● Given task
Scan the data below and pick out the lines containing the word "this".

● Record set

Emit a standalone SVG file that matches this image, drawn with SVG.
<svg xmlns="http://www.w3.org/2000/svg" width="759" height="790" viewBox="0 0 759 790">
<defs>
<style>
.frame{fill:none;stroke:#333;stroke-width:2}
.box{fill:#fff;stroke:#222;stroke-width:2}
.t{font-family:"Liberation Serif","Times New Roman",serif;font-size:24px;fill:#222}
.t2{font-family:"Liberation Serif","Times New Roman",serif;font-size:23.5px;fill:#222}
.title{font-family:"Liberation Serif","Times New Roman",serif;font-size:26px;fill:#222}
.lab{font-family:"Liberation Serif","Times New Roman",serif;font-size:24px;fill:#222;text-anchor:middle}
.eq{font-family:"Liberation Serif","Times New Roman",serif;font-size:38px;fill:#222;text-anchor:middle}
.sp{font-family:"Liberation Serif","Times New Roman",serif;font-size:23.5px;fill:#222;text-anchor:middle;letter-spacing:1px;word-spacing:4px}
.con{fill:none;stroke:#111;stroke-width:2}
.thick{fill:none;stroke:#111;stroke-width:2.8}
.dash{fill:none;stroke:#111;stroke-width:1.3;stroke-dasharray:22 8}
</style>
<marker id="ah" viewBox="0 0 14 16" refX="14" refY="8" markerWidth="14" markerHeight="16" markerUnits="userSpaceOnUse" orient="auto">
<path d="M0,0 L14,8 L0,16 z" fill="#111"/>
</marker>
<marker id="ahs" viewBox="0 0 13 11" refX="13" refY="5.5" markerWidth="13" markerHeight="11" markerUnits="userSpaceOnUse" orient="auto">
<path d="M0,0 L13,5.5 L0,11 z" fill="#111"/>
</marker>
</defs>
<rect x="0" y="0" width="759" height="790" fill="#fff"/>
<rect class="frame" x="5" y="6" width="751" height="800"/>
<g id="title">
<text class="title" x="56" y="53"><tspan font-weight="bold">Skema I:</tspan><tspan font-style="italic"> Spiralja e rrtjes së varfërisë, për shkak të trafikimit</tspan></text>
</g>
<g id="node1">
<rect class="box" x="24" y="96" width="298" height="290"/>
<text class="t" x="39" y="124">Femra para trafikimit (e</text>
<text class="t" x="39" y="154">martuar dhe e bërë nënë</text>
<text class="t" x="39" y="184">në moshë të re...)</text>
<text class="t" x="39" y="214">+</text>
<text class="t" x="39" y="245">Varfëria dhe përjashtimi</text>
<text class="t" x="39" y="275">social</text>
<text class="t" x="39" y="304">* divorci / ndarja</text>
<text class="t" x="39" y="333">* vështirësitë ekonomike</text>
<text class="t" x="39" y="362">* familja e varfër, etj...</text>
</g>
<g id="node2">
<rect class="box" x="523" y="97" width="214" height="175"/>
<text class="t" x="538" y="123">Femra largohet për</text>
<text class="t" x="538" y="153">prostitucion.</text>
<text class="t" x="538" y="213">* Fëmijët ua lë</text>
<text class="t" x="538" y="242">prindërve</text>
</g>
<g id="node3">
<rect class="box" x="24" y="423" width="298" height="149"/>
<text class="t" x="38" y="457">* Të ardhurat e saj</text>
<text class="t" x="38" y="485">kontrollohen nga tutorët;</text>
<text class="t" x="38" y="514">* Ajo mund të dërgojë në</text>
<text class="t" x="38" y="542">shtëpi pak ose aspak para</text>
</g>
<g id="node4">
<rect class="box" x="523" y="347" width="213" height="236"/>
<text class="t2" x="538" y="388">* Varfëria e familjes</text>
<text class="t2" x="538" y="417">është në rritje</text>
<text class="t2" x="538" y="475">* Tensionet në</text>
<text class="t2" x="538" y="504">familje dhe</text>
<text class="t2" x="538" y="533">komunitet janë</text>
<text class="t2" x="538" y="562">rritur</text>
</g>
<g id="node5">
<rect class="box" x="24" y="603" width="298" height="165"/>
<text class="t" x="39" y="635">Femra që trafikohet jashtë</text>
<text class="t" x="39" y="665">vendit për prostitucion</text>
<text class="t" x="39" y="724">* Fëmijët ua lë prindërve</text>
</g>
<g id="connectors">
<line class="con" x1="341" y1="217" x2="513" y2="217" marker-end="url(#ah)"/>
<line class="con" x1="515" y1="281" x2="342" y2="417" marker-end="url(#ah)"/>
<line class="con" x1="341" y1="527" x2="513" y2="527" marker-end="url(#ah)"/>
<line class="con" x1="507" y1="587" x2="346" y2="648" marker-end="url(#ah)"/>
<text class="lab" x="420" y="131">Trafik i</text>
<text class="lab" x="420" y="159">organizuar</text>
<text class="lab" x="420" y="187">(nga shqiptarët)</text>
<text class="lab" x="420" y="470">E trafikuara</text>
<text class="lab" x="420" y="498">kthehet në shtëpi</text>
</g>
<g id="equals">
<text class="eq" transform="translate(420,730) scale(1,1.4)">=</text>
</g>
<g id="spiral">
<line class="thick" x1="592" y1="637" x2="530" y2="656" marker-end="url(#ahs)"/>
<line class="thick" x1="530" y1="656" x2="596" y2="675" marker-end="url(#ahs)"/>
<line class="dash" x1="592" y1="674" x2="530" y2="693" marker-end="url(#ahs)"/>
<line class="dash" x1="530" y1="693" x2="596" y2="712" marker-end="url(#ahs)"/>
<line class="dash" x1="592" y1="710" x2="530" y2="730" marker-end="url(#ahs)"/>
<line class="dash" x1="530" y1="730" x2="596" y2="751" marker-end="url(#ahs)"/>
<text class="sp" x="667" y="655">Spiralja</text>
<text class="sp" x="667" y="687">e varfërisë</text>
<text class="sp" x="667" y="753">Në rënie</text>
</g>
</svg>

* * *

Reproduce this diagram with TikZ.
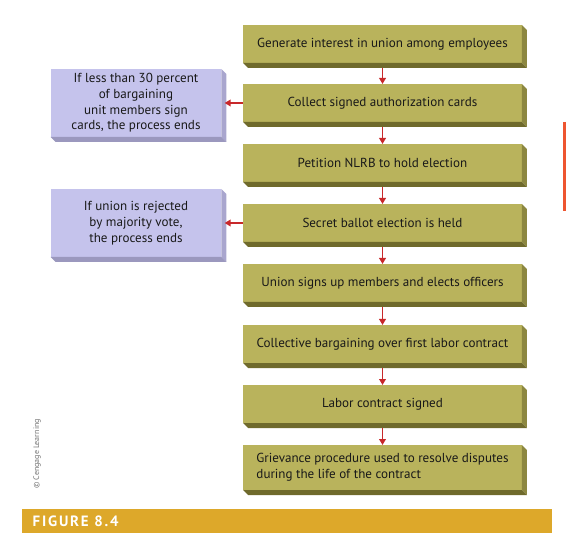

● Expected answer
Emit a standalone SVG file that matches this image, drawn with SVG.
Reproduce this diagram with TikZ.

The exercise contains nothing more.